2.1.2. Le traitement primaire :
Le traitement "primaire" fait appel à des
procédés physiques, avec filtration et décantation plus ou
moins aboutie, éventuellement assortie de procédés
physicochimiques, tels que la coagulation- floculation :
2.1.2.1. Coagulation - floculation :
La turbidité et la couleur d'une eau sont
principalement causées par des particules très petites, dites
particules colloïdales. Ces particules, qui peuvent rester en suspension
dans l'eau durant de très longues périodes, peuvent même
traverser un filtre très fin. Par ailleurs, puisque leur concentration
est très stable, ces dernières n'ont pas tendance à
s'accrocher les unes aux autres. Pour les éliminer, on a recours aux
procédés de coagulation et de floculation.
La coagulation a pour but principale de déstabiliser
les particules en suspension, c'est-à-dire de faciliter leur
agglomération. En pratique, ce procédé est
caractérisé par l'injection et la dispersion rapide de produits
chimiques : sels minéraux cationiques.
La floculation a pour objectif de favoriser, à l'aide
d'un mélange lent, les contacts entre les particules
déstabilisées. Ces particules s'agglutinent pour former un floc
qu'on peut facilement éliminer par les procédés de
décantation et de filtration (DES JARDINS, 1990).
2.1.2.2. Décantation :
La décantation est un procédé qu'on
utilise dans, pratiquement, toutes les usines d'épuration et de
traitement des eaux (DES JARDINS, 1990). Son objectif est d'éliminer les
particules dont la densité est supérieure à celle de l'eau
par gravité.

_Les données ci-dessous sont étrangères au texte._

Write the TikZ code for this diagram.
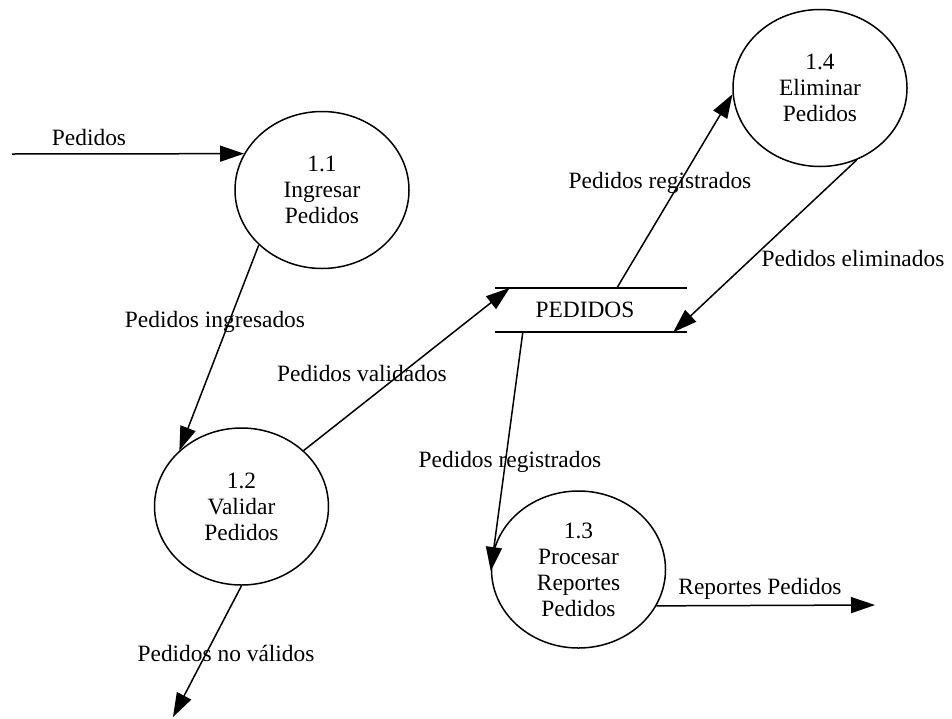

La vitesse de décantation est en fonction de la
vitesse de chute des particules, qui elle-même est en fonction de divers
autres paramètres parmi lesquels : grosseur et densité des
particules (VILAGINES, 2003).
Les matières solides se déposent au fond d'un
ouvrage appelé "décanteur" pour former les boues "primaires". Ces
dernières sont récupérées au moyen de
systèmes de raclage. L'utilisation d'un décanteur lamellaire
permet d'accroitre le rendement de la décantation. Ce type d'ouvrage
comporte des lamelles parallèles inclinées, ce qui multiplie la
surface de décantation et accélère donc le processus de
dépôt des particules. La décantation est encore plus
performante lorsqu'elle s'accompagne d'une floculation préalable
(DEGREMONT, 1978).
2.1.2.3. Filtration :
La filtration est un procédé physique
destiné à clarifier un liquide, qui contient des matières
solides en suspension en le faisant passer à travers un milieu poreux.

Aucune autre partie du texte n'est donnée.